In the outskirts of Nairobi along Limuru road, an upcoming mall that is under construction is an architectural beauty that will automatically raise Kiambu County's ratings once complete.
Its appearance is reason enough for tourists to troop in to have a piece of it. The mall, which is conveniently perched right at the heart of Runda, has brought both poor and rich together for a course.
James Gitau, 27, a school dropout from Gachie village in Kiambu County, is one of the young men who will go into history as having played part in giving Kenya such a prestigious mall.
Gitau is the first born in a family of six and having lost his dad when he was 17, he assumed his role as the head of his family.
He was forced to drop out of school to give his other siblings a chance as his mother, a city council worker in Kiambu Municipal Council, could not raise enough money to keep all of them in school.
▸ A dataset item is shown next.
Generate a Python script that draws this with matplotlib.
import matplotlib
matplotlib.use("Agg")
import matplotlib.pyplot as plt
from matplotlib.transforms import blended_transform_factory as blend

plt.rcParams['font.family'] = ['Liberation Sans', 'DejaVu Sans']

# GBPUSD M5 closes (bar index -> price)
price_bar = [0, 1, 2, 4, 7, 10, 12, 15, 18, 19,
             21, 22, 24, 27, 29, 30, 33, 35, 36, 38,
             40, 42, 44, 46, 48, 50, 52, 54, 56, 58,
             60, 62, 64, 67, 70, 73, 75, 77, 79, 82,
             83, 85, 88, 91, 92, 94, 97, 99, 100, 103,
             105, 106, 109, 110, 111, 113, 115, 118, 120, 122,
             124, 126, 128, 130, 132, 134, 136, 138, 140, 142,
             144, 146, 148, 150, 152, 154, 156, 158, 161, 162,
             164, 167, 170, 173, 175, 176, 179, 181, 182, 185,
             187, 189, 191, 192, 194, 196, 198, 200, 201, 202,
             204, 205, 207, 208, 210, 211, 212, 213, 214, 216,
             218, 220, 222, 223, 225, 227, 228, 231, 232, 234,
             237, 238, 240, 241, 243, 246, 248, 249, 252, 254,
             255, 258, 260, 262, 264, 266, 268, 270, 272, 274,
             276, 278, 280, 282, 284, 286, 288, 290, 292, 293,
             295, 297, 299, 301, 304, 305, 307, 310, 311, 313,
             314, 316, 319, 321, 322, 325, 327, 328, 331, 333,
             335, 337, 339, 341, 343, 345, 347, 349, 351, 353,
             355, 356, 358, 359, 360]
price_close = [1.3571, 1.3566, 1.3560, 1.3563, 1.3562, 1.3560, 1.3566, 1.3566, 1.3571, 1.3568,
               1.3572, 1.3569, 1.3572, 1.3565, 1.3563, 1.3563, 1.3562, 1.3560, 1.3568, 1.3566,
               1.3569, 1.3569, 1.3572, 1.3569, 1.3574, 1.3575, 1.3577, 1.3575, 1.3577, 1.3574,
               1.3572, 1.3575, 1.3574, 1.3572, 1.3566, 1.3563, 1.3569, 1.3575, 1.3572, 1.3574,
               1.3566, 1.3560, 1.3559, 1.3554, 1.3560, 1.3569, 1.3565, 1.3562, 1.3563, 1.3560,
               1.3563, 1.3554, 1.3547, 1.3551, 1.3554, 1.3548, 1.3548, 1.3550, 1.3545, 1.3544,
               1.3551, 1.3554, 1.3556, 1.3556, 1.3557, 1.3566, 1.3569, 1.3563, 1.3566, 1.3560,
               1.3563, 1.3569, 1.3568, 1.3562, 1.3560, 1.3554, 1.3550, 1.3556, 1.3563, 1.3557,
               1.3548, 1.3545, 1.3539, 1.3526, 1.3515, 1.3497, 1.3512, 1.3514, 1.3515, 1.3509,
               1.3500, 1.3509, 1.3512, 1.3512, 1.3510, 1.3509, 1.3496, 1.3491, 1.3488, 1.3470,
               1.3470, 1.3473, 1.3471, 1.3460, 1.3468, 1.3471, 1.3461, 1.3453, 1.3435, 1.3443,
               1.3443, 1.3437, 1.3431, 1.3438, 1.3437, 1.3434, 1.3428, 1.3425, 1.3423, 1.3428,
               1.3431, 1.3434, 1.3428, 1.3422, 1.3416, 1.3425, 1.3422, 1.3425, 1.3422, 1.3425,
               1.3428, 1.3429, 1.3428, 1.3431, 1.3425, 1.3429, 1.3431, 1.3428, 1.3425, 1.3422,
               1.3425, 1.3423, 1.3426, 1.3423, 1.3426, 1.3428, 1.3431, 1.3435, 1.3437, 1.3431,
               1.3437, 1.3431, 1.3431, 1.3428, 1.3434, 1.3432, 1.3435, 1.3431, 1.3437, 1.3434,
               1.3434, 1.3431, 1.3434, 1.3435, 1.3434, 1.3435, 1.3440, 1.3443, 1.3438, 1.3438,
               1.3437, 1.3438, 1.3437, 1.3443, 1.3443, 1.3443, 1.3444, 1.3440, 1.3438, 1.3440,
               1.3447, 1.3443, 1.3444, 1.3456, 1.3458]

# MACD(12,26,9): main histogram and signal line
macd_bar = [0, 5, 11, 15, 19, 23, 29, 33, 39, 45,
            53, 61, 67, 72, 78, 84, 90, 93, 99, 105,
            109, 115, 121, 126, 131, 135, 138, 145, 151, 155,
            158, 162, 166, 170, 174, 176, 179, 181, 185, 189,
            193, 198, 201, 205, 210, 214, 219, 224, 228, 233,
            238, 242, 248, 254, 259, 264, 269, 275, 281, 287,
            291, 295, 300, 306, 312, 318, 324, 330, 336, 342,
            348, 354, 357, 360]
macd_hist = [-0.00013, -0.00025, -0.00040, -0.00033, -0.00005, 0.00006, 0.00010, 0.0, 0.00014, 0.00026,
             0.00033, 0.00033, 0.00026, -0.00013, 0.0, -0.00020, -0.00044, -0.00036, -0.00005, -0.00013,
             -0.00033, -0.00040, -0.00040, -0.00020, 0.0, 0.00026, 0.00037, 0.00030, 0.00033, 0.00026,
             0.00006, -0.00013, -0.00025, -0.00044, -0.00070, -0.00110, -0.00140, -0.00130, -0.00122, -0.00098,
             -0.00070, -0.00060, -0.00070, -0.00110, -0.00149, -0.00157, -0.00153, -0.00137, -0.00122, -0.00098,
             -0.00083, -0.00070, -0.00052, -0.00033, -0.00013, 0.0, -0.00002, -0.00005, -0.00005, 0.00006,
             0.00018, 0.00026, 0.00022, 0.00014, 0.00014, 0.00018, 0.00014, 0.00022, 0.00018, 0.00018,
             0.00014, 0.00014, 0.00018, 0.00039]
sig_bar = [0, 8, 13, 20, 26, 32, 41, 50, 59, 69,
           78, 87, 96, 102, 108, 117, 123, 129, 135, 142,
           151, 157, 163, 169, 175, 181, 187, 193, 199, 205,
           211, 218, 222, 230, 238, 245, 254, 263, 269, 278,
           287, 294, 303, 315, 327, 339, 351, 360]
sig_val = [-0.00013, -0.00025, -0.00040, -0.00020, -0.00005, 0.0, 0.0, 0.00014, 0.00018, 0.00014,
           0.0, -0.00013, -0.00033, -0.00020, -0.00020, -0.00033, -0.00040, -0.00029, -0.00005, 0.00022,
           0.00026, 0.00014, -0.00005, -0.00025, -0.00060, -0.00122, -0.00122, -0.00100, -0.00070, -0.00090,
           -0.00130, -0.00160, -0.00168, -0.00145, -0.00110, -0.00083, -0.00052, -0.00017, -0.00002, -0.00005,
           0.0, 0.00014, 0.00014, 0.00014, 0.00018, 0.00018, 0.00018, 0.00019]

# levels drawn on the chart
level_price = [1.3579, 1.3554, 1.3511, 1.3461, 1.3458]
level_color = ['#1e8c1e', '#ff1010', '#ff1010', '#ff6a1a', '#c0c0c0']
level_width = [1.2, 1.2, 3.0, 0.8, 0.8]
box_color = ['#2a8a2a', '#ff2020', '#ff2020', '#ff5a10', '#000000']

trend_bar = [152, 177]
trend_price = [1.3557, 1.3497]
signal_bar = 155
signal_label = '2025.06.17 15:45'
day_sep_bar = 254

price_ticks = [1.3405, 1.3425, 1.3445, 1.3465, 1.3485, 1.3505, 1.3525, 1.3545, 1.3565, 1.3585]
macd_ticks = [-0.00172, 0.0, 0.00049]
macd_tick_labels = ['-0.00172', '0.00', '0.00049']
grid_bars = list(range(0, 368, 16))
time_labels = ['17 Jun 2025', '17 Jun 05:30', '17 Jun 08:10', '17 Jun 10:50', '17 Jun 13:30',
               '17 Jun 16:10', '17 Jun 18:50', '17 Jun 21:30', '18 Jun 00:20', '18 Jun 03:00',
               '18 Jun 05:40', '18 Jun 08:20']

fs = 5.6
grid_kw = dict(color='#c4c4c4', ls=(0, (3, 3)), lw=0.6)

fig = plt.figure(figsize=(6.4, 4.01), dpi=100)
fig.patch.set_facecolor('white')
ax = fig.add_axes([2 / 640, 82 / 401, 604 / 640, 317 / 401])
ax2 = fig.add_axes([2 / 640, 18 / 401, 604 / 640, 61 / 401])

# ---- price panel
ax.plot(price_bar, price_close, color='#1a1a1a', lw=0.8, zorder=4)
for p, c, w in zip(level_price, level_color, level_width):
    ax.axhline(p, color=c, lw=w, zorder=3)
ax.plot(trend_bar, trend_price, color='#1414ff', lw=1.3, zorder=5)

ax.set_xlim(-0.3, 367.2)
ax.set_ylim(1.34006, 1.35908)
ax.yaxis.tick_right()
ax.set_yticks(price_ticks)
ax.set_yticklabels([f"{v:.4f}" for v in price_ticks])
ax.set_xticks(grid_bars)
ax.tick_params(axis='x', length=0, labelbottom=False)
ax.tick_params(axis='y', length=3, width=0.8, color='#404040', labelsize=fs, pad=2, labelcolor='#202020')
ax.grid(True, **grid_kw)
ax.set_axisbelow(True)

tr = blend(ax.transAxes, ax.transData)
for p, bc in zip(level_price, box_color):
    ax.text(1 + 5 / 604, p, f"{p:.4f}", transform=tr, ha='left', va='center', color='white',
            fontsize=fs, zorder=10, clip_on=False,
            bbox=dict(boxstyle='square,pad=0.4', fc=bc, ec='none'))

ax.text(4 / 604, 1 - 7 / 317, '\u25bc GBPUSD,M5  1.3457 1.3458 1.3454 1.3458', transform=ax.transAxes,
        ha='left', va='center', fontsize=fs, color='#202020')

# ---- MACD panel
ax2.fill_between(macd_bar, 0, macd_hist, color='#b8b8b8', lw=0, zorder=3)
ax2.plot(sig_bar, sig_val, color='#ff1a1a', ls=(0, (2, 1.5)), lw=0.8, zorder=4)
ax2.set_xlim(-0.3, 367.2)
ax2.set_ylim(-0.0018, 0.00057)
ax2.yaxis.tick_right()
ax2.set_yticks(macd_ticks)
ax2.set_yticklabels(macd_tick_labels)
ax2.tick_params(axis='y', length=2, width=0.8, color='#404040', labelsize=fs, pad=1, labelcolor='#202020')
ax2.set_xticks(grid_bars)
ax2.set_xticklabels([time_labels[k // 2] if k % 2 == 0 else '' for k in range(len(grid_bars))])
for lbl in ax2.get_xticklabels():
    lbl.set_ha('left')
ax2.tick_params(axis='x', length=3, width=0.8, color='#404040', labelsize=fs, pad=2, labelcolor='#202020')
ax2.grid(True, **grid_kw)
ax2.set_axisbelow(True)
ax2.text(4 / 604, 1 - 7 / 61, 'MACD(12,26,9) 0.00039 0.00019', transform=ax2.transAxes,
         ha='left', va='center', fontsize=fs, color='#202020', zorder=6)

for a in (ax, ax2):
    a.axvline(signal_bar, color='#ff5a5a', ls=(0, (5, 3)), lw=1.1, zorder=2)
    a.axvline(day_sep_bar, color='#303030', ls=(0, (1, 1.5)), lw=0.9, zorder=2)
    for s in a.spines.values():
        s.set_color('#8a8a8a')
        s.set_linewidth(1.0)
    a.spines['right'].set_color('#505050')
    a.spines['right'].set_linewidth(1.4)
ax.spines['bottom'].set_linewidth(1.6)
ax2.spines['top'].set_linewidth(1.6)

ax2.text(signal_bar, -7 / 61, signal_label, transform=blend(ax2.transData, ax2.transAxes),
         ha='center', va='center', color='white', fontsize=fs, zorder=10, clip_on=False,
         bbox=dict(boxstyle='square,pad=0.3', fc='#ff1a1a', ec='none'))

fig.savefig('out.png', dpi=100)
"My mum was struggling a lot, so I had to drop out of school to help her. At least I had a chance to go up to form three. If I didn't do what I did may be my sisters and brothers wouldn't be in school, I thank God just about that time, this project kicked off and I was lucky I got a chance as a worker," he says.
The mall, which will be known as Two Rivers Mall is estimated to cost close to 15.1 billion shillings (about 150 million U.S. dollars) and will be built in phases by Aviation Industry Corporation of China (Avic), which is the main contractor.
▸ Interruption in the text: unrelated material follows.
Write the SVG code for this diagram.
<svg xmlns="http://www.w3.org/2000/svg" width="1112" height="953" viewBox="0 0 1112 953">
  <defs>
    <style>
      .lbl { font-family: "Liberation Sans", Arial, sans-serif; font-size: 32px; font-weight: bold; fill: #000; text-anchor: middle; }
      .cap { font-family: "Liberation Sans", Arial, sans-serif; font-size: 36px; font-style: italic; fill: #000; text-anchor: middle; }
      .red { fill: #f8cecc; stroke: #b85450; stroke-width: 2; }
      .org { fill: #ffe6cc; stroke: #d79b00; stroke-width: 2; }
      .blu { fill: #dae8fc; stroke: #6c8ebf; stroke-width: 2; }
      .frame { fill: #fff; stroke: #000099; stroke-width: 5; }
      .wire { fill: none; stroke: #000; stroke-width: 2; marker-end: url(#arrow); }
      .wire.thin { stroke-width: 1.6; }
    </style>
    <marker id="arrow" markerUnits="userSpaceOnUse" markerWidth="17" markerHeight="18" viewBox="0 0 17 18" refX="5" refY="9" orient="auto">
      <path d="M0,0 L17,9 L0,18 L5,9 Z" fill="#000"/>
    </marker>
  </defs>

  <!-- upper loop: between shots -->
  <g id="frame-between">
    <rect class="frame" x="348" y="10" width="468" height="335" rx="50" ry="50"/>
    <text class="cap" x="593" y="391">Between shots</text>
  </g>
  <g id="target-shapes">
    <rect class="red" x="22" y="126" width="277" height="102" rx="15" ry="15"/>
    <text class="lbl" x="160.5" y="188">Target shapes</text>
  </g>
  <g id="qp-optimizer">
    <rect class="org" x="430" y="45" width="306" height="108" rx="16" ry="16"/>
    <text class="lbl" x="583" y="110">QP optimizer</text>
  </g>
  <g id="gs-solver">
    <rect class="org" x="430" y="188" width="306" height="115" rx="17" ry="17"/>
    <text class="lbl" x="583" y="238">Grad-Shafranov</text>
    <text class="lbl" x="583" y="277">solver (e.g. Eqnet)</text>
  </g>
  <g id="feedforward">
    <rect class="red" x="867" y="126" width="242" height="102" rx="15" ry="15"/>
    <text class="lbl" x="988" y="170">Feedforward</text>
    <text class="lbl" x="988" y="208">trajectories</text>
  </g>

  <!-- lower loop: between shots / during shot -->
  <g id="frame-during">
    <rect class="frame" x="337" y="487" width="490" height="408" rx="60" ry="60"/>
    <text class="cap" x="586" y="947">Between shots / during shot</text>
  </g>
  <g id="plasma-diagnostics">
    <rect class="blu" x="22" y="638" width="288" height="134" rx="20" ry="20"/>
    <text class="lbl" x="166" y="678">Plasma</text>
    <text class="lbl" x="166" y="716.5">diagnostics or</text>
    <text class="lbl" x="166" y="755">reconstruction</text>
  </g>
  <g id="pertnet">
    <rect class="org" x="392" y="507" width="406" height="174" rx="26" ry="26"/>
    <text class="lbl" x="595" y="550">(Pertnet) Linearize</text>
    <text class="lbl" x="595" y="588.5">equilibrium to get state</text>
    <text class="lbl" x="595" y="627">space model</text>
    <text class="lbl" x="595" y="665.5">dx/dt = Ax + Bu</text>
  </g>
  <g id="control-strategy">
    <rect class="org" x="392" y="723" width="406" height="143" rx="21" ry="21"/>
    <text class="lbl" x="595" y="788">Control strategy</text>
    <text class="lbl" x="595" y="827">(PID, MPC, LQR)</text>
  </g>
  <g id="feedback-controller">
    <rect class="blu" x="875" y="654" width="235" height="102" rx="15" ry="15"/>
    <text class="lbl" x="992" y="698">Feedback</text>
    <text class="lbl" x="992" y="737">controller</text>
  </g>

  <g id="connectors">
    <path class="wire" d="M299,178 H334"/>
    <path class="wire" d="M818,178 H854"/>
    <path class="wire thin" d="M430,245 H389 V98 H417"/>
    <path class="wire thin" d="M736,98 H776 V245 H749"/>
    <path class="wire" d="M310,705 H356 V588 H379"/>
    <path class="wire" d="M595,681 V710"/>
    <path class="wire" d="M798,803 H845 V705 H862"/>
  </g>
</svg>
Avic is among other Chinese companies that have given Kenyan youth a chance to rewrite their life stories.
"I had engaged in lots of bad things before due to job scarcity but I thank God now I have a clean job. I don't have to steal or engage in dubious businesses. I was informed about the Two Rivers Mall by my friend who sells chapatis and tea to the casual labourers. She told me to go try my luck and I got a job," he told Xinhua.
Ngure and Gitau's stories are proof that Chinese firms operating in Kenya hire more locals compared to foreigners in contrast to popular belief that the opposite is true.
In its Policy Research Working paper titled "Deal or no Deal; Strictly Business for China in Kenya?" the World Bank says China ranked fifth job creator through her foreign direct investments in Kenya.
"Contrary to the popular belief that Chinese companies only hire Chinese workers, 93 percent of companies report hiring Kenyan employees; private enterprises are more likely to hire locals than state enterprises," says the report.
"In addition, larger firms are more likely to hire Kenyans than smaller firms. Of the companies surveyed, Kenyans represent 78 percent of full-time and 95 percent of part-time employees," the report says.
Kenya currently hosts around 400 Chinese firms spread across every sector.
The firms have an average of 360 local employees with 70 percent hired on part time while the rest on full time.
Those in the services sector hire 71 percent full-time employees, but the manufacturing and construction sectors hire only three percent full-time employees.
Ninety percent of manufacturing employees are local, and 82 percent of service sector employees are local.
In February 2014, the Sino-African Centre of Excellence (SACE) foundation launched the Business Perception Index (BPI) survey to learn the views and experiences of Chinese companies in Kenya.
China constructed 905.5 km of road in 2006 and invested 227 billion shillings (about 2.2 billion dollars) to rehabilitate the Nairobi-Mombasa road.
Many Chinese firms have been pre-qualified by the government to develop 2,000 km of road in various counties, according to the World Bank report.
China Road and Bridge Corporation is building a 609 km section of the Standard Gauge Railway (SGR) linking Nairobi and Mombasa for 3.6 billion dollars, and the China Communication Construction company is building three berths at the port on Lamu Island for 467 million dollars.
The SGR has employed thousands of Kenyan youth who had been jobless, giving them a fresh chance in life.
Apart from those directly employed by the Chinese companies, many more Kenyans and especially women who sell food to the labourers have benefited.
"I earn approximately 600 shillings (about 6 dollars) per day from selling tea, porridge and mandazis to the labourers. We feel very good whenever such projects kick off because we know we cannot sleep hungry," says Grace Odhiambo, one of the women who have benefited from the Two Rivers Mall project.